Task prompt - Give every line from the entries that contains "this".

Records for processing -

>>

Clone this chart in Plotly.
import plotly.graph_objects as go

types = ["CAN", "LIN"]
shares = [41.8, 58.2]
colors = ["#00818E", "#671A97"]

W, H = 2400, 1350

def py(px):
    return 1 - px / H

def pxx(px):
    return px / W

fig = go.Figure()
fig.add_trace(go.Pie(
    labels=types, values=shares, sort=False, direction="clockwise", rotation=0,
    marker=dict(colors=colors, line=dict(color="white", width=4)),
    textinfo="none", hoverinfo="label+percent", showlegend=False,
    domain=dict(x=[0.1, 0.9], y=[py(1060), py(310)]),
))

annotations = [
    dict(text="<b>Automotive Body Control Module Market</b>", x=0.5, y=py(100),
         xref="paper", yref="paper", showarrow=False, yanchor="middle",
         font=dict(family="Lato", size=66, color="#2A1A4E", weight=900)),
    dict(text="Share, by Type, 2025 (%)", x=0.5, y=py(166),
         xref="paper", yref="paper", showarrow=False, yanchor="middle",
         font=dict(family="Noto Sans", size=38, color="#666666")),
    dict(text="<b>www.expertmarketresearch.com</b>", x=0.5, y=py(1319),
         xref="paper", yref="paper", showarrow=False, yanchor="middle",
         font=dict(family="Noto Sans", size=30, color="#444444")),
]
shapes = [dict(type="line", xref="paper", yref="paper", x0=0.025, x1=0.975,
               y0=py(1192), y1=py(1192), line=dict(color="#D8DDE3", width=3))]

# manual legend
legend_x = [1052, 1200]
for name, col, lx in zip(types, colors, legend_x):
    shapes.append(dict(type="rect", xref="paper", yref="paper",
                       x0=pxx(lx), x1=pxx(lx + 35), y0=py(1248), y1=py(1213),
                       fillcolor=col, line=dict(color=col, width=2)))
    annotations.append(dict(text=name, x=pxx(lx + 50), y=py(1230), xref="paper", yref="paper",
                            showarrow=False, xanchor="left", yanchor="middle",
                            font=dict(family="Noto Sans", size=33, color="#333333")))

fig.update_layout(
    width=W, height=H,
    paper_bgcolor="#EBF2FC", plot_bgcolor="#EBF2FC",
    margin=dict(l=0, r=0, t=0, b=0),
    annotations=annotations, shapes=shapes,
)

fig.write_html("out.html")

<<
>>

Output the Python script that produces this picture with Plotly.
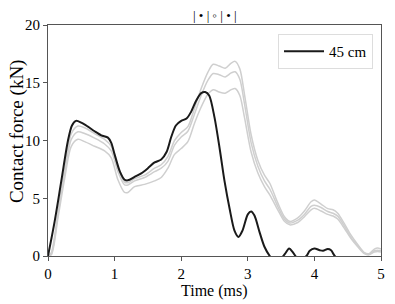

<<
>>

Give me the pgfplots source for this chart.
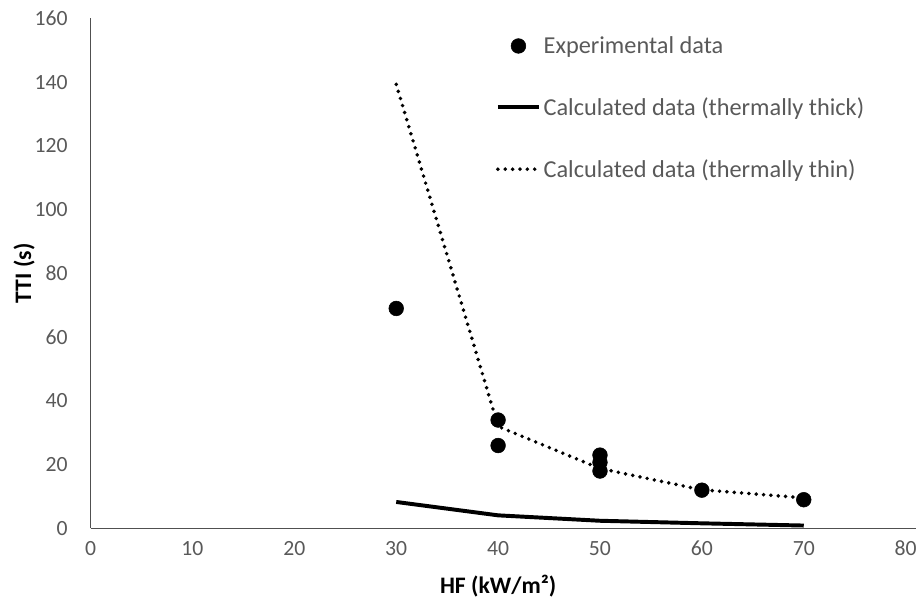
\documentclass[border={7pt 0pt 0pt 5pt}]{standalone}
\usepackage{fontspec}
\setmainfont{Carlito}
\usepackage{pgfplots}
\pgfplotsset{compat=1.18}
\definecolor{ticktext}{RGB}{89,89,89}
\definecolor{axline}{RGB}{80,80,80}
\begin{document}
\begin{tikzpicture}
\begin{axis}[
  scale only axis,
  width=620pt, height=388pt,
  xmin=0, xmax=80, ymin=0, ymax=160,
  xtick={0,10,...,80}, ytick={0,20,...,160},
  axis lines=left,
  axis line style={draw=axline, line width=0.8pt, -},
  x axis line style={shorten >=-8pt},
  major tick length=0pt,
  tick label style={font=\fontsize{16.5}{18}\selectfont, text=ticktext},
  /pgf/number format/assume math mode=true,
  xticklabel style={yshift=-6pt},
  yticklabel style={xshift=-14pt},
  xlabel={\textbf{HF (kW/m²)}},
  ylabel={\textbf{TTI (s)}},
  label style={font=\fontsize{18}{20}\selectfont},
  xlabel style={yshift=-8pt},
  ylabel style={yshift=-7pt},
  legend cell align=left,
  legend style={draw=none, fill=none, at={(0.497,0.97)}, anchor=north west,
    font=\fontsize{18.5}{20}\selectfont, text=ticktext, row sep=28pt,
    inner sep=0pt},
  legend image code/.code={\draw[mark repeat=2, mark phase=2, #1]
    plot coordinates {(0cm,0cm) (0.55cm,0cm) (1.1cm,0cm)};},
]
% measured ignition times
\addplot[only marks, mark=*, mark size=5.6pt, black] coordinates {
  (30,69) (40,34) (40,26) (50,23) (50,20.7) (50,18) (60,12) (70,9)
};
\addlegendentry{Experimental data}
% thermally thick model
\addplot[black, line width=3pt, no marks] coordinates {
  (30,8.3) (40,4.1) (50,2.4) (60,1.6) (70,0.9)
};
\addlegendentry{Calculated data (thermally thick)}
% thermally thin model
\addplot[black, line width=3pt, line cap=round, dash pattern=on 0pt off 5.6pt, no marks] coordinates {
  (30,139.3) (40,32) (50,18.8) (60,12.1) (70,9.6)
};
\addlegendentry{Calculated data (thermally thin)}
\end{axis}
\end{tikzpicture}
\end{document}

<<

Result -
Clone this chart in Plotly.
Output the Python script that produces this picture with Plotly.
Give me the pgfplots source for this chart.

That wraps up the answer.